Seeking Wisdom-Sophia

As we continue our search for Wisdom-Sophia, our guide for the next few weeks will be Rabbi Rami Shapiro speaking to us through the pages of his book, The Divine Feminine in Biblical Wisdom Literature (Skylight Illuminations, 2005).

rami-shapiro

Rabbi Rami Shapiro

In his Preface, Rabbi Shapiro tells of being pursued by the Sacred Feminine:

I began to see her everywhere. She started talking to me….She intruded on my meditation and prayer time, and just would not leave me alone….She had me. I would go for walks late at night and talk with her.

His friend Andrew Harvey advised that he had best surrender: “She calls to everyone, and to ignore her is to ignore the greatest gift you may ever be offered: the passionate embrace of the Mother. She is going to hound you until she has you, and then She is going to strip you of all your ideas and notions until there is nothing left to you but the ecstasy of her embrace.”

Yet still Shapiro struggled, for it seemed to him that the presence was the Virgin Mary, someone he could not commit to as a Jew.

Andrew said to me, “It isn’t Mary, but the Mother. She comes to the Christian as the Blessed Virgin; She comes to you as Chochma, Mother Wisdom.” And with that my whole life changed.

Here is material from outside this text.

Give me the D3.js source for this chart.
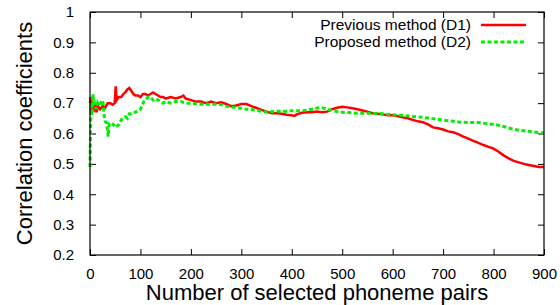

Shapiro writes: Chochma, the Hebrew word for “wisdom”, is the manifestation of the Divine Mother as She appears in the Hebrew Bible. She is the first manifestation of God, the vehicle of His unfolding, the Way of nature, the way God is God in the world you and I experience every day. Seeing her as Chochma removed the last of my defenses. I stopped running away, and gave myself to Her as best I could.

As he began to share Her teachings as found in the Jewish Wisdom Literature of the Hebrew and Greek Bibles, Shapiro found his listeners “began to relax”, not because he had made Her ”kosher” but rather because “what they heard in the text was what they somehow already knew in their hearts”.

As you read the teachings of Mother Wisdom, know that She is speaking to you, inviting you to Her home, to Her hearth, to her teachings that you may become a sage….Wisdom is taught, so the student needs a teacher, but once She is learned there is a great leveling: Teacher and student share the same understanding. (from the Introduction)

As Shapiro began to move through the Hebrew Scriptures, citing passages, reflecting upon them, I as a reader felt I was hearing what I “somehow already knew in (my) heart.”  See if this is also how it is for you.

In the Book of Proverbs, Wisdom/ Sophia/ Chochma speaks:

The Lord created Me at the beginning of His work, the first of His ancient acts.

I was established ages ago, at the beginning of the beginning, before the earth…

When He established the heavens, I was already there.

When he drew a circle on the face of the deep,

When He made firm the skies above,

When he established the fountains feeding the seas below…

I was beside Him, the master builder.

I was His daily delight, rejoicing before Him always.

Rejoicing in His inhabited world, and delighting in the human race.

(Proverbs 8: 22-31)

Shapiro writes that “Chochma ….is the ordering principle of creation”:

She embraces one end of the earth to the other, and She orders all things well.  (Wisdom of Solomon 8:11)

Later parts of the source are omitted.